**Task statement:**
In the records below, count every line containing "diagram". Reply with the number only.

**Materials provided:**
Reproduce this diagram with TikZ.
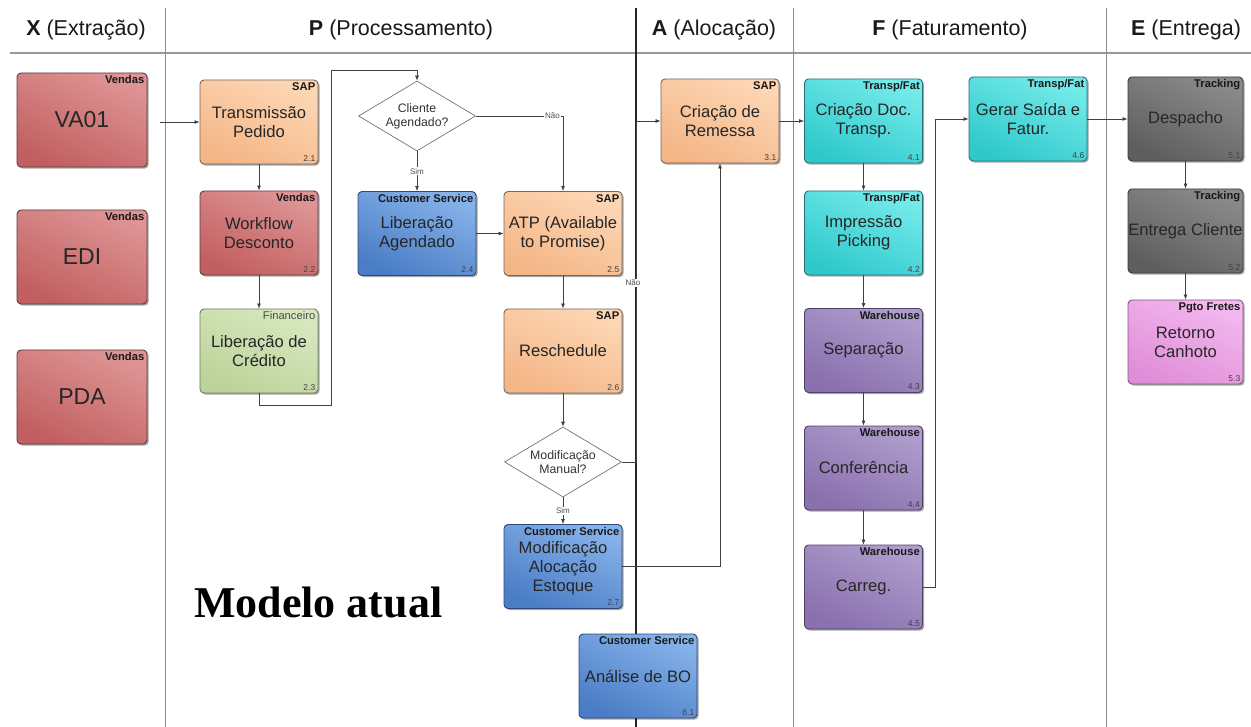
\documentclass[tikz,border=0pt]{standalone}
\usepackage{fontspec}
\setmainfont{Liberation Sans}
\newfontfamily\serifbf{Liberation Serif}
\usetikzlibrary{shapes.geometric,shadows,arrows.meta}
\definecolor{vendT}{HTML}{DE9494}
\definecolor{vendD}{HTML}{C25F60}
\definecolor{vendB}{HTML}{5E3A44}
\definecolor{sapT}{HTML}{FDD6B4}
\definecolor{sapD}{HTML}{F4B687}
\definecolor{sapB}{HTML}{7A6558}
\definecolor{csT}{HTML}{86B2EA}
\definecolor{csD}{HTML}{4A7DC6}
\definecolor{csB}{HTML}{2E4A78}
\definecolor{finT}{HTML}{D8E8BE}
\definecolor{finD}{HTML}{BCD39A}
\definecolor{finB}{HTML}{6E7A62}
\definecolor{cyT}{HTML}{74EAEA}
\definecolor{cyD}{HTML}{2FC9CC}
\definecolor{cyB}{HTML}{2A6E78}
\definecolor{puT}{HTML}{AE9CCC}
\definecolor{puD}{HTML}{8A70AE}
\definecolor{puB}{HTML}{4E4266}
\definecolor{grT}{HTML}{8A8A8A}
\definecolor{grD}{HTML}{5E5E5E}
\definecolor{grB}{HTML}{3A3A3A}
\definecolor{piT}{HTML}{F3B8EE}
\definecolor{piD}{HTML}{E08ED8}
\definecolor{piB}{HTML}{7E5A80}
\newcommand\mybox[7]{%
  \node[box,#2] (#1) at (#3,#4) {#7};
  \node[rolelbl] (#1r) at ([xshift=-3pt,yshift=-3pt]#1.north east) {#5};
  \node[numlbl] (#1n) at ([xshift=-3pt,yshift=3pt]#1.south east) {#6};
}
\begin{document}
\begin{tikzpicture}[x=1pt,y=-1pt,
  box/.style={rectangle, rounded corners=4pt, minimum width=118pt, minimum height=84pt,
    inner sep=2pt, align=center, font=\fontsize{16.6}{19}\selectfont, text=black!85,
    line width=0.9pt,
    drop shadow={shadow xshift=1.6pt,shadow yshift=-1.6pt,opacity=0.35,fill=black}},
  xbox/.style={minimum width=130pt, minimum height=94pt, font=\fontsize{23}{26}\selectfont},
  vendas/.style={draw=vendB, top color=vendT, bottom color=vendD, shading angle=-25},
  sap/.style={draw=sapB, top color=sapT, bottom color=sapD, shading angle=-25},
  cs/.style={draw=csB, top color=csT, bottom color=csD, shading angle=-25},
  fin/.style={draw=finB, top color=finT, bottom color=finD, shading angle=-25},
  cyan/.style={draw=cyB, top color=cyT, bottom color=cyD, shading angle=-25},
  purp/.style={draw=puB, top color=puT, bottom color=puD, shading angle=-25},
  gray/.style={draw=grB, top color=grT, bottom color=grD, shading angle=-25},
  pink/.style={draw=piB, top color=piT, bottom color=piD, shading angle=-25},
  rolelbl/.style={font=\bfseries\fontsize{11.2}{13}\selectfont, inner sep=0pt, anchor=north east, text=black!90},
  numlbl/.style={font=\fontsize{8.5}{9}\selectfont, inner sep=0pt, anchor=south east, text=black!75},
  dia/.style={diamond, draw=black!55, fill=white, aspect=1.7, minimum width=117pt,
    minimum height=70pt, inner sep=0pt, align=center,
    font=\fontsize{12.3}{14}\selectfont, text=black!80, line width=0.7pt},
  arr/.style={draw=black!75, line width=0.7pt, -{Latex[length=5pt,width=4pt]}},
  elbl/.style={font=\fontsize{8}{9}\selectfont, fill=white, inner sep=1pt, text=black!70},
  lane/.style={draw=black!45, line width=1pt},
  lanethick/.style={draw=black!85, line width=2pt},
  hdr/.style={font=\fontsize{21.5}{25}\selectfont, text=black!90, inner sep=0pt}
]
\useasboundingbox (0,0) rectangle (1251,727);
\fill[white] (0,0) rectangle (1251,727);

% lanes and header
\draw[lane, line width=1.6pt, draw=black!40] (10,53) -- (1251,53);
\draw[lane] (165,8) -- (165,727);
\draw[lanethick] (636,8) -- (636,727);
\draw[lane] (793,8) -- (793,727);
\draw[lane] (1106,8) -- (1106,727);

\node[hdr] (hX) at (86,30) {\textbf{X} (Extração)};
\node[hdr] (hP) at (401,30) {\textbf{P} (Processamento)};
\node[hdr] (hA) at (714,30) {\textbf{A} (Alocação)};
\node[hdr] (hF) at (950,30) {\textbf{F} (Faturamento)};
\node[hdr] (hE) at (1186,30) {\textbf{E} (Entrega)};

% coordinates
\coordinate (c0) at (160,122);
\coordinate (k1) at (331,405);
\coordinate (k2) at (331,70);
\coordinate (k3) at (636,121);
\coordinate (k4) at (935,119);

% decision nodes
\node[dia] (d1) at (417,116) {Cliente\\Agendado?};
\node[dia] (d2) at (563,462) {Modificação\\Manual?};

% boxes
\mybox{va}{vendas,xbox}{82}{120}{Vendas}{}{VA01}
\mybox{edi}{vendas,xbox}{82}{257}{Vendas}{}{EDI}
\mybox{pda}{vendas,xbox}{82}{397}{Vendas}{}{PDA}

\mybox{b21}{sap}{259}{122}{SAP}{2.1}{Transmissão\\Pedido}
\mybox{b22}{vendas}{259}{233}{Vendas}{2.2}{Workflow\\Desconto}
\mybox{b23}{fin}{259}{351}{{\mdseries\color{black!70}Financeiro}}{2.3}{Liberação de\\Crédito}
\mybox{b24}{cs}{417}{233.5}{Customer Service}{2.4}{Liberação\\Agendado}
\mybox{b25}{sap}{563}{233.5}{SAP}{2.5}{ATP (Available\\to Promise)}
\mybox{b26}{sap}{563}{351}{SAP}{2.6}{Reschedule}
\mybox{b27}{cs}{563}{566.5}{Customer Service}{2.7}{\\[-3pt]Modificação\\Alocação\\Estoque}
\mybox{b61}{cs}{638}{676}{Customer Service}{6.1}{Análise de BO}

\mybox{b31}{sap}{720}{121}{SAP}{3.1}{Criação de\\Remessa}

\mybox{b41}{cyan}{863.5}{121}{Transp/Fat}{4.1}{Criação Doc.\\Transp.}
\mybox{b42}{cyan}{863.5}{233}{Transp/Fat}{4.2}{Impressão\\Picking}
\mybox{b43}{purp}{863.5}{350.5}{Warehouse}{4.3}{Separação}
\mybox{b44}{purp}{863.5}{468}{Warehouse}{4.4}{Conferência}
\mybox{b45}{purp}{863.5}{587}{Warehouse}{4.5}{Carreg.}
\mybox{b46}{cyan}{1028}{119}{Transp/Fat}{4.6}{Gerar Saída e\\Fatur.}

\mybox{b51}{gray,minimum width=115pt}{1185.5}{119}{Tracking}{5.1}{Despacho}
\mybox{b52}{gray,minimum width=115pt,inner xsep=0pt}{1185.5}{231}{Tracking}{5.2}{Entrega Cliente}
\mybox{b53}{pink,minimum width=115pt}{1185.5}{342}{Pgto Fretes}{5.3}{Retorno\\Canhoto}

% connectors
\draw[arr] (c0) -- (b21.west);
\draw[arr] (b21.south) -- (b22.north);
\draw[arr] (b22.south) -- (b23.north);
\draw[arr] (b23.south) |- (k1) -- (k2) -| (d1.north);
\draw[arr] (d1.south) -- node[elbl, pos=0.5] (lsim1) {Sim} (b24.north);
\draw[arr] (d1.east) -| node[elbl, pos=0.44] (lnao1) {Não} (b25.north);
\draw[arr] (b24.east) -- (b25.west);
\draw[arr] (b25.south) -- (b26.north);
\draw[arr] (b26.south) -- (d2.north);
\draw[arr] (d2.south) -- node[elbl, pos=0.5] (lsim2) {Sim} (b27.north);
\draw[arr] (d2.east) -| (k3) -- (b31.west);
\node[elbl] (lnao2) at (633,283) {Não};
\draw[arr] (b27.east) -| (b31.south);
\draw[arr] (b31.east) -- (b41.west);
\draw[arr] (b41.south) -- (b42.north);
\draw[arr] (b42.south) -- (b43.north);
\draw[arr] (b43.south) -- (b44.north);
\draw[arr] (b44.south) -- (b45.north);
\draw[arr] (b45.east) -| (k4) -- (b46.west);
\draw[arr] (b46.east) -- (b51.west);
\draw[arr] (b51.south) -- (b52.north);
\draw[arr] (b52.south) -- (b53.north);

\node[font=\serifbf\bfseries\fontsize{44}{50}\selectfont, anchor=base west, inner sep=0pt] (title) at (194,617) {Modelo atual};
\end{tikzpicture}
\end{document}
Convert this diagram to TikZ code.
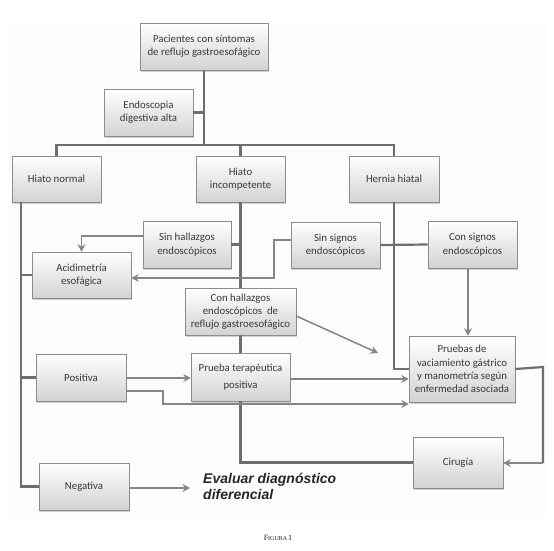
\documentclass[tikz,border=0pt]{standalone}
\usepackage{fontspec}
\setmainfont{Carlito}
\newfontfamily\evalfont{Liberation Sans}
\newfontfamily\capfont{Liberation Serif}
\usetikzlibrary{shadows,arrows.meta}
\definecolor{lnc}{HTML}{6E6E6E}
\definecolor{arc}{HTML}{858585}
\definecolor{bdc}{HTML}{8C8C8C}
\tikzset{
  box/.style={draw=bdc, line width=0.6pt, top color=white, bottom color=gray!35,
    drop shadow={shadow xshift=1.2pt, shadow yshift=-1.5pt, opacity=0.35},
    align=center, font=\fontsize{10.8}{13.3}\selectfont, inner sep=1pt, text=black!78},
  conn/.style={draw=lnc, line width=2.2pt},
  arr/.style={draw=arc, line width=1.5pt, -{Stealth[length=7.5pt,width=8pt,inset=2.5pt]}},
}
\begin{document}
\begin{tikzpicture}[x=1pt,y=-1pt]
\useasboundingbox (0,0) rectangle (554,550);
\fill[black!1.2] (7,23) rectangle (546,518);
% nodes
\node[box, minimum width=128pt, minimum height=47pt] (pac) at (204,46.5) {Pacientes con síntomas\\de reflujo gastroesofágico};
\node[box, minimum width=89pt, minimum height=47pt] (endo) at (148.5,112.5) {Endoscopia\\digestiva alta};
\node[box, minimum width=89pt, minimum height=46pt] (hn) at (56.5,179) {Hiato normal};
\node[box, minimum width=89pt, minimum height=46pt] (hi) at (240.5,179) {Hiato\\incompetente};
\node[box, minimum width=90pt, minimum height=46pt] (hh) at (394,179) {Hernia hiatal};
\node[box, minimum width=88pt, minimum height=47pt] (sinhal) at (187,244.5) {Sin hallazgos\\endoscópicos};
\node[box, minimum width=89pt, minimum height=46pt] (sinsig) at (335.5,245) {Sin signos\\endoscópicos};
\node[box, minimum width=89pt, minimum height=47pt] (consig) at (472.5,244.5) {Con signos\\endoscópicos};
\node[box, minimum width=99pt, minimum height=46pt] (acid) at (81.5,275) {Acidimetría\\esofágica};
\node[box, minimum width=111pt, minimum height=47pt] (conhal) at (240.5,311.5) {Con hallazgos\\endoscópicos\ \ de\\reflujo gastroesofágico};
\node[box, minimum width=99pt, minimum height=48pt] (prueba) at (240.5,377) {Prueba terapéutica\\[4pt]positiva};
\node[box, minimum width=106pt, minimum height=66pt] (pruebas) at (462,369) {Pruebas de\\vaciamiento gástrico\\y manometría según\\enfermedad asociada};
\node[box, minimum width=90pt, minimum height=47pt] (positiva) at (81,377.5) {Positiva};
\node[box, minimum width=90pt, minimum height=51pt] (cirugia) at (458,462.5) {Cirugía};
\node[box, minimum width=90pt, minimum height=47pt] (negativa) at (84,486.5) {Negativa};
\node[anchor=north west, align=left, inner sep=0pt, font=\evalfont\bfseries\itshape\fontsize{14}{16.5}\selectfont, text=black!85] (eval) at (203,473) {Evaluar diagnóstico\\diferencial};
\node[inner sep=0pt, text=black!90] (fig) at (278,538) {\capfont\fontsize{8}{9}\selectfont F\fontsize{6}{9}\selectfont IGURA\,\fontsize{8}{9}\selectfont 1};
% coordinates
\coordinate (bus) at (204,145);
\coordinate (hnl) at (21,202);
\coordinate (diag) at (378,353);
\coordinate (evalin) at (190,488);
% trunk
\draw[conn] (pac.south) -- (bus);
\draw[conn] (endo.east) -- (endo.east -| bus);
\draw[conn] (hn.north) |- (bus) -| (hh.north);
\draw[conn] (hi.north) -- (hi.north |- bus);
% hiato normal branch
\draw[conn] (hnl) |- (negativa.west);
\draw[conn] (hnl |- acid.west) -- (acid.west);
\draw[conn] (hnl |- positiva.west) -- (positiva.west);
% hiato incompetente branch
\draw[conn] (hi.south) -- (conhal.north);
\draw[conn] (sinhal.east) -- (sinhal.east -| hi.south);
\draw[conn] (conhal.south) -- (prueba.north);
\draw[conn] (prueba.south) |- (cirugia.west);
% hernia hiatal branch
\draw[conn] (hh.south) |- (pruebas.west);
\draw[conn] (sinsig.east) -- (consig.west);
% arrows
\draw[arr] (sinhal.west |- 0,236) -| (acid.north);
\draw[arr] (sinsig.west |- 0,240) -- (274,240) -- (274,278) -- (acid.east |- 0,278);
\draw[arr] (consig.south -| 468,0) -- (pruebas.north -| 468,0);
\draw[conn] (pruebas.east) -- (543,367) -- (543,463);
\draw[arr] (543,463) -- (cirugia.east |- 0,463);
\draw[arr] (conhal.east |- 0,316) -- (diag);
\draw[arr] (prueba.east |- 0,379) -- (pruebas.west |- 0,379);
\draw[arr] (positiva.east |- 0,378) -- (prueba.west |- 0,378);
\draw[arr] (positiva.east |- 0,391) -- (163,391) -- (163,404) -- (pruebas.west |- 0,404);
\draw[arr] (negativa.east |- 0,488) -- (evalin);
\end{tikzpicture}
\end{document}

**Complete output:**
2